▸ **Task description**: Quote the listing below word for word, stopping after the line that contains "from bokeh.resources import INLINE".

########

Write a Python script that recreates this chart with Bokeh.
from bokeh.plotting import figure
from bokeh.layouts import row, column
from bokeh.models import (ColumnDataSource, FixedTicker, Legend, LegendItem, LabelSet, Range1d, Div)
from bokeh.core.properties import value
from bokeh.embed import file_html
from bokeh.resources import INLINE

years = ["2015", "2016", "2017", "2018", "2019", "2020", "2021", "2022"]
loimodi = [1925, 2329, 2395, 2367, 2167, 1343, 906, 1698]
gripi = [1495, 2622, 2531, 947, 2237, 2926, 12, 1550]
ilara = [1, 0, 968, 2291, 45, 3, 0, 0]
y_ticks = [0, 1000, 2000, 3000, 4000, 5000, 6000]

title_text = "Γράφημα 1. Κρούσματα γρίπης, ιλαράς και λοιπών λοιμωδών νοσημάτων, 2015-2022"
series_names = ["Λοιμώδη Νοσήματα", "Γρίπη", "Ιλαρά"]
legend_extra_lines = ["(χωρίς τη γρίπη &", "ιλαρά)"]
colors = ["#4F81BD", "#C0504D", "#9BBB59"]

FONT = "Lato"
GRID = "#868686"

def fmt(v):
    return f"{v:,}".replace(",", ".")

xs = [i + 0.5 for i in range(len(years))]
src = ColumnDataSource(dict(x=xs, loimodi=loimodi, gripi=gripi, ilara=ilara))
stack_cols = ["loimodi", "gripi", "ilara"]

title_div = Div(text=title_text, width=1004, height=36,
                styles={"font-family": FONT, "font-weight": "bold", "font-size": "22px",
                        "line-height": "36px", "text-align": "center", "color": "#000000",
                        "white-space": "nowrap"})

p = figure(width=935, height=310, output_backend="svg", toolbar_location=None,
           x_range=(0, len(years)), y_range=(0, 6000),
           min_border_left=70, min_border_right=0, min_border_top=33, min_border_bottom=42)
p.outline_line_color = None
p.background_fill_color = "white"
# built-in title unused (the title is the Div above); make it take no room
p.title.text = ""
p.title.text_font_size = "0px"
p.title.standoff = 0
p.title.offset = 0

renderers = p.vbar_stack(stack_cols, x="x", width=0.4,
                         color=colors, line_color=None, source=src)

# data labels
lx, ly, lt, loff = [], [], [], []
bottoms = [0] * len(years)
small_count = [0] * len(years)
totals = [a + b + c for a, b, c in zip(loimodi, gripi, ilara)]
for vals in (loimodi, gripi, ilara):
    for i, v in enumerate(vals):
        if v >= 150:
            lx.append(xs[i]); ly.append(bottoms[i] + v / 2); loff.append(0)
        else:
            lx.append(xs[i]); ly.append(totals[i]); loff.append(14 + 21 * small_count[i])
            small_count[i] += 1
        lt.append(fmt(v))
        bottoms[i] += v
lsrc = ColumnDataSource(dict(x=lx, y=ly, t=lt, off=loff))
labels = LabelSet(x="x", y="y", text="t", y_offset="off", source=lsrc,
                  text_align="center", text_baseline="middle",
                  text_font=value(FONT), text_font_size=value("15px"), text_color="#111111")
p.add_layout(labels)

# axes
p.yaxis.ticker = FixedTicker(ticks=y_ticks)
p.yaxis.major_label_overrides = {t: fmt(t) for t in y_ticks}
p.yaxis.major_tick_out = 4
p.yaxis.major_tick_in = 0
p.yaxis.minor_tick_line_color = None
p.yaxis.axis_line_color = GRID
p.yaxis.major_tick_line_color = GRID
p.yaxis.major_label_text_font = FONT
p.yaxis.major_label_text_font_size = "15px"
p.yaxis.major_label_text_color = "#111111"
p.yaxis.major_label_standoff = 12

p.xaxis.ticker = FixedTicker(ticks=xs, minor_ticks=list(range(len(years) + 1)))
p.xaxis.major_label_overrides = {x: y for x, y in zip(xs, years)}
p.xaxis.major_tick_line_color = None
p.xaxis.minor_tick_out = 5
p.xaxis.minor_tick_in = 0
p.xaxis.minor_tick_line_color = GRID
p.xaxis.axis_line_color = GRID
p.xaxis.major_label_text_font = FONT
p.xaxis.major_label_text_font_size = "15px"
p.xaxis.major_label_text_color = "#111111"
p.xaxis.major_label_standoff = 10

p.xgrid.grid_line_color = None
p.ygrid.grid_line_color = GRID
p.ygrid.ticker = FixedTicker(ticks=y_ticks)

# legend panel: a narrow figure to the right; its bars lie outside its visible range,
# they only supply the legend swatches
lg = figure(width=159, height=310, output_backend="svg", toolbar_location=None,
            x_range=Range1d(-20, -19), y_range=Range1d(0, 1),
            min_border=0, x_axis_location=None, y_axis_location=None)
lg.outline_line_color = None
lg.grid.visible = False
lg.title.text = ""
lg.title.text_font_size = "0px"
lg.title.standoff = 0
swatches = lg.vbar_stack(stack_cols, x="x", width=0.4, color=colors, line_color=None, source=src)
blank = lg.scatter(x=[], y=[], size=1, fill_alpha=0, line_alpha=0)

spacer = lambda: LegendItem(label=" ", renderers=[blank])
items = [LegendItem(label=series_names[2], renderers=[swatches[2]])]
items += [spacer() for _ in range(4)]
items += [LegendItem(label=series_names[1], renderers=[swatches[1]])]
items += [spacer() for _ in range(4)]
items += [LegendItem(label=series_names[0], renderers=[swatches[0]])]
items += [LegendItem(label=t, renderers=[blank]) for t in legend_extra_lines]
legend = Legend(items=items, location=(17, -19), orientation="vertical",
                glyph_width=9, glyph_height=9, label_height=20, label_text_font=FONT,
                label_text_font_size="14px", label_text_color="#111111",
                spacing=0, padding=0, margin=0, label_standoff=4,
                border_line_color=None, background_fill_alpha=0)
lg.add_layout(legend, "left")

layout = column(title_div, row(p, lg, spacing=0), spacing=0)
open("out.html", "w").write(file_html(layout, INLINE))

########

▸ **Worked solution**:
Write a Python script that recreates this chart with Bokeh.
from bokeh.plotting import figure
from bokeh.layouts import row, column
from bokeh.models import (ColumnDataSource, FixedTicker, Legend, LegendItem, LabelSet, Range1d, Div)
from bokeh.core.properties import value
from bokeh.embed import file_html
from bokeh.resources import INLINE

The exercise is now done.